The boarding process is as follows:
1. Passenger 1 is drunk and ignores the seat assignment. They choose **one of the 100 seats uniformly at random** and sit there.
2. For each subsequent passenger `k` from 2 to 100:
- If seat `k` (their assigned seat) is still empty, they sit in seat `k`.
- Otherwise (if their assigned seat is already occupied), they choose **uniformly at random** from all the remaining empty seats and sit in one of those.
You are passenger 100. What is the probability that you end up sitting in your **own assigned seat** (seat 100)?
Give the final probability as a simplified fraction or decimal.
Quick Answer: This question evaluates a candidate's understanding of probability theory, combinatorics, and reasoning about sequential random processes, with emphasis on symmetry and conditional dependence.
There are `n` passengers boarding a plane with `n` seats, numbered `1` to `n`. Passenger `i` holds a ticket for seat `i`.
Boarding proceeds in order:
1. **Passenger 1 is drunk** and ignores the seat assignment, choosing one of the `n` seats **uniformly at random**.
2. For each subsequent passenger `k` (from `2` to `n`):
- If their assigned seat `k` is still empty, they sit in seat `k`.
- Otherwise, they choose **uniformly at random** among all remaining empty seats.
Return the probability that the **last** passenger (passenger `n`) ends up in their **own** assigned seat (seat `n`), as a floating-point number.
This is the classic "lost boarding pass" / Green Book puzzle. Implement it as an exact computation (not a Monte-Carlo estimate) so the answer is deterministic.
**Examples:**
- `n = 1` -> `1.0` (the only passenger must sit in seat 1)
- `n = 2` -> `0.5`
- `n = 100` -> `0.5`
**Hint about the math:** Let `p(m)` be the probability for an `m`-passenger instance. The first disruptor picks uniformly among `m` seats. With probability `1/m` they take seat 1 (last passenger surely succeeds); with probability `1/m` they take seat `m` (last passenger surely fails); otherwise, for a seat `j` with `2 <= j <= m-1`, passenger `j` becomes the new disruptor over `m - j + 1` relevant seats, contributing `p(m - j + 1)`.
Constraints
- 0 <= n <= 100000 (use exact rational arithmetic or the closed form to stay deterministic)
- Return a float; for n >= 2 the exact answer is 0.5
- n = 1 returns 1.0; n <= 0 returns 0.0 by convention
Examples
Input: (1,)
Expected Output: 1.0
Explanation: Only one passenger and one seat; passenger 1 must sit in seat 1.
Input: (2,)
Expected Output: 0.5
Explanation: The drunk passenger sits in seat 1 or seat 2 with equal probability; the last passenger gets their own seat only in the former case.
Input: (3,)
Expected Output: 0.5
Explanation: Enumerating all boarding outcomes gives the last passenger their own seat exactly half the time.
Input: (10,)
Expected Output: 0.5
Explanation: By the symmetry of the recurrence, the probability is 1/2 for any n >= 2.
Input: (100,)
Expected Output: 0.5
Explanation: The original problem: 100 passengers, drunk first passenger; the last passenger gets seat 100 with probability 1/2.
Input: (0,)
Expected Output: 0.0
Explanation: Degenerate empty case: there is no last passenger, so the probability is defined as 0.0.
Hints
- Think recursively about who the current 'disruptor' is.

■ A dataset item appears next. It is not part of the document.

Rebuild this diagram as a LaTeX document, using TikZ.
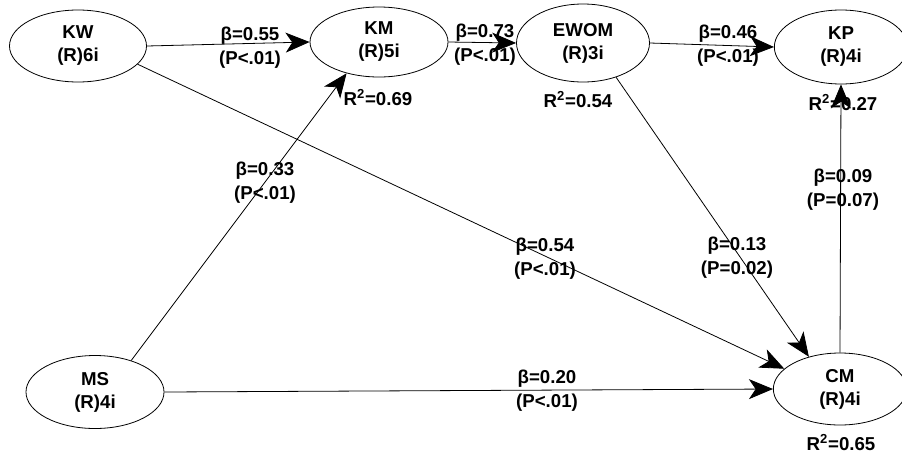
\documentclass[tikz,border=0pt]{standalone}
\usepackage{fontspec}
\setmainfont{Liberation Sans}
\usetikzlibrary{arrows.meta,shapes.geometric}
\begin{document}
\begin{tikzpicture}[x=0.75pt,y=-0.75pt,
  lat/.style={draw,ellipse,line width=0.6pt,inner sep=0pt,align=center,
    font=\fontsize{14}{17.25}\selectfont\bfseries},
  lbl/.style={inner sep=0pt,align=center,font=\fontsize{14}{18}\selectfont\bfseries},
  rsq/.style={inner sep=0pt,font=\fontsize{14}{16}\selectfont\bfseries},
  arr/.style={line width=0.6pt,-{Stealth[length=18pt,width=15pt,inset=5pt]}}]
\useasboundingbox (0,0) rectangle (902,454);
% latent variables
\node[lat,minimum width=102.75pt,minimum height=54pt] (KW) at (78,46) {KW\\(R)6i};
\node[lat,minimum width=103.5pt,minimum height=52.5pt] (KM) at (379,42) {KM\\(R)5i};
\node[lat,minimum width=99.75pt,minimum height=58.5pt] (EWOM) at (583,43) {EWOM\\(R)3i};
\node[lat,minimum width=100pt,minimum height=55.5pt] (KP) at (841,47) {KP\\(R)4i};
\node[lat,minimum width=103.5pt,minimum height=54.75pt] (MS) at (95,392) {MS\\(R)4i};
\node[lat,minimum width=100pt,minimum height=54pt] (CM) at (840,389) {CM\\(R)4i};
% paths
\draw[arr] (KW.east) -- (KM.west);
\draw[arr] (KM.east) -- (EWOM.west);
\draw[arr] (EWOM.east) -- (KP.west);
\draw[arr] (MS.41) -- (KM.224);
\draw[arr] (KW.343) -- (CM.160);
\draw[arr] (EWOM.314) -- (CM.134);
\draw[arr] (MS.east) -- (CM.west);
\draw[arr] (CM.north) -- (KP.south);
% coefficients
\node[lbl] (l1) at (250,48) {β=0.55\\(P<.01)};
\node[lbl] (l2) at (485,45) {β=0.73\\(P<.01)};
\node[lbl] (l3) at (728,46) {β=0.46\\(P<.01)};
\node[lbl] (l4) at (265,183) {β=0.33\\(P<.01)};
\node[lbl] (l5) at (545,259) {β=0.54\\(P<.01)};
\node[lbl] (l6) at (737,258) {β=0.13\\(P=0.02)};
\node[lbl] (l7) at (843,190) {β=0.09\\(P=0.07)};
\node[lbl] (l8) at (547,391) {β=0.20\\(P<.01)};
% R squared
\node[rsq] (r1) at (378,98) {R\textsuperscript{2}=0.69};
\node[rsq] (r2) at (578,100) {R\textsuperscript{2}=0.54};
\node[rsq] (r3) at (843,103) {R\textsuperscript{2}=0.27};
\node[rsq] (r4) at (841,443) {R\textsuperscript{2}=0.65};
\end{tikzpicture}
\end{document}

After passenger 1 sits randomly, every later passenger either finds their own seat free or becomes a new disruptor.
- The outcome for the last passenger is decided the moment a disruptor sits in either seat 1 (success) or seat n (failure) — by symmetry these two are equally likely.
- Set up p(1) = 1 and p(m) = 1/m + sum over middle seats of (1/m) * p(m - j + 1), then notice the result collapses to 1/2 for every m >= 2.